DIRECTION
Starting at the first line of the listing below, repeat each line exactly until the line containing "im.set_clip_path(p)", which you include. Leave out pictures.
# # #
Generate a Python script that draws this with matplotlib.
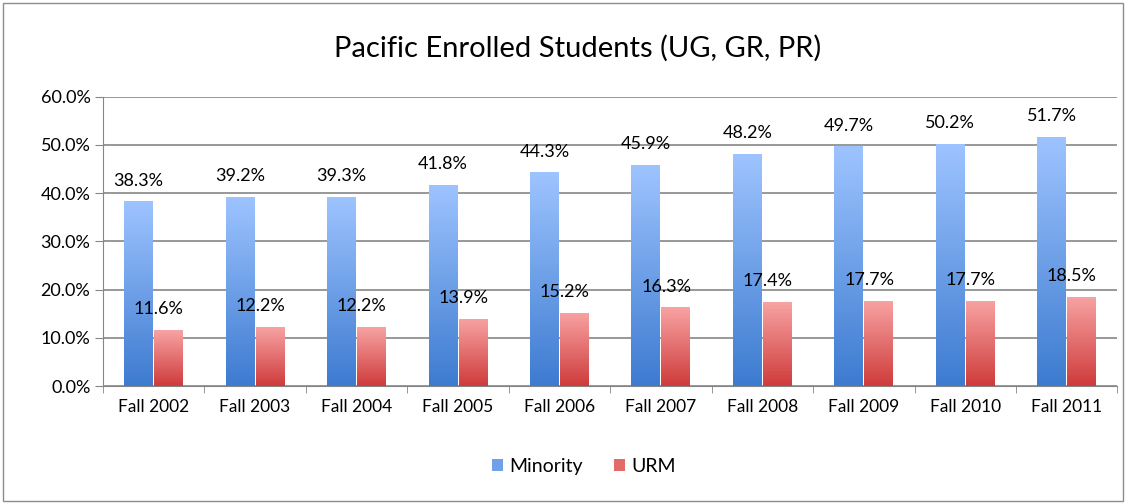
import numpy as np
import matplotlib.pyplot as plt
from matplotlib.patches import Rectangle
from matplotlib.colors import LinearSegmentedColormap

plt.rcParams['font.family'] = ['Lato', 'DejaVu Sans']

# data
years = ['Fall 2002', 'Fall 2003', 'Fall 2004', 'Fall 2005', 'Fall 2006',
         'Fall 2007', 'Fall 2008', 'Fall 2009', 'Fall 2010', 'Fall 2011']
minority = [38.3, 39.2, 39.3, 41.8, 44.3, 45.9, 48.2, 49.7, 50.2, 51.7]
urm = [11.6, 12.2, 12.2, 13.9, 15.2, 16.3, 17.4, 17.7, 17.7, 18.5]

blue_cm = LinearSegmentedColormap.from_list('b', ['#3D7BD0', '#9EC4FF'])
red_cm = LinearSegmentedColormap.from_list('r', ['#CF3B3B', '#F8A3A3'])

fig = plt.figure(figsize=(11.31, 5.04), dpi=100)
ax = fig.add_axes([0.091, 0.234, 0.897, 0.574])

x = np.arange(len(years))
w = 0.285
b1 = ax.bar(x - w / 2 - 0.005, minority, w, color='#6FA0E8', label='Minority', zorder=2)
b2 = ax.bar(x + w / 2 + 0.005, urm, w, color='#E46A6A', label='URM', zorder=2)

# gradient fill inside each bar
grad = np.linspace(0, 1, 256).reshape(-1, 1)
for bars, cm in [(b1, blue_cm), (b2, red_cm)]:
    for p in bars:
        x0, y0 = p.get_x(), p.get_y()
        im = ax.imshow(grad, cmap=cm, origin='lower', aspect='auto', zorder=3,
                       extent=[x0, x0 + p.get_width(), y0, y0 + p.get_height()])
        im.set_clip_path(p)

for p, v in zip(b1, minority):
    ax.annotate(f'{v:.1f}%', (p.get_x() + p.get_width() / 2, v), xytext=(0, 15),
                textcoords='offset points', ha='center', va='center', fontsize=13)
for p, v in zip(b2, urm):
    ax.annotate(f'{v:.1f}%', (p.get_x() + p.get_width() / 2, v), xytext=(-7, 15),
                textcoords='offset points', ha='center', va='center', fontsize=13)

ax.set_xlim(-0.5, len(years) - 0.5)
ax.set_ylim(0, 60)
ax.set_yticks(np.arange(0, 61, 10))
ax.set_yticklabels([f'{t:.1f}%' for t in np.arange(0, 61, 10)], fontsize=13)
ax.set_xticks(x)
ax.set_xticklabels(years, fontsize=12.5)
ax.set_xticks(np.arange(-0.5, len(years), 1), minor=True)
ax.tick_params(axis='x', which='major', length=0, pad=9)
ax.tick_params(axis='x', which='minor', length=5, color='#868686')
ax.tick_params(axis='y', length=6, color='#868686', pad=3)
ax.grid(axis='y', color='#868686', linewidth=1.2, zorder=0)
ax.set_axisbelow(True)
for s in ['top', 'right']:
    ax.spines[s].set_visible(False)
ax.spines['left'].set_color('#868686')
ax.spines['bottom'].set_color('#868686')

fig.text(0.511, 0.905, 'Pacific Enrolled Students (UG, GR, PR)', ha='center',
         va='center', fontsize=21)

leg = fig.legend(handles=[b1, b2], labels=['Minority', 'URM'], loc='center',
                 bbox_to_anchor=(0.516, 0.075), ncol=2, frameon=False, fontsize=14,
                 handlelength=0.6, handleheight=0.6, handletextpad=0.3, columnspacing=1.6)

fig.patches.append(Rectangle((0.003, 0.006), 0.99, 0.988, transform=fig.transFigure,
                             fill=False, edgecolor='#8C8C8C', linewidth=1))

plt.savefig('out.png', dpi=100)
# # #
TASK SOLUTION
Generate a Python script that draws this with matplotlib.
import numpy as np
import matplotlib.pyplot as plt
from matplotlib.patches import Rectangle
from matplotlib.colors import LinearSegmentedColormap

plt.rcParams['font.family'] = ['Lato', 'DejaVu Sans']

# data
years = ['Fall 2002', 'Fall 2003', 'Fall 2004', 'Fall 2005', 'Fall 2006',
         'Fall 2007', 'Fall 2008', 'Fall 2009', 'Fall 2010', 'Fall 2011']
minority = [38.3, 39.2, 39.3, 41.8, 44.3, 45.9, 48.2, 49.7, 50.2, 51.7]
urm = [11.6, 12.2, 12.2, 13.9, 15.2, 16.3, 17.4, 17.7, 17.7, 18.5]

blue_cm = LinearSegmentedColormap.from_list('b', ['#3D7BD0', '#9EC4FF'])
red_cm = LinearSegmentedColormap.from_list('r', ['#CF3B3B', '#F8A3A3'])

fig = plt.figure(figsize=(11.31, 5.04), dpi=100)
ax = fig.add_axes([0.091, 0.234, 0.897, 0.574])

x = np.arange(len(years))
w = 0.285
b1 = ax.bar(x - w / 2 - 0.005, minority, w, color='#6FA0E8', label='Minority', zorder=2)
b2 = ax.bar(x + w / 2 + 0.005, urm, w, color='#E46A6A', label='URM', zorder=2)

# gradient fill inside each bar
grad = np.linspace(0, 1, 256).reshape(-1, 1)
for bars, cm in [(b1, blue_cm), (b2, red_cm)]:
    for p in bars:
        x0, y0 = p.get_x(), p.get_y()
        im = ax.imshow(grad, cmap=cm, origin='lower', aspect='auto', zorder=3,
                       extent=[x0, x0 + p.get_width(), y0, y0 + p.get_height()])
        im.set_clip_path(p)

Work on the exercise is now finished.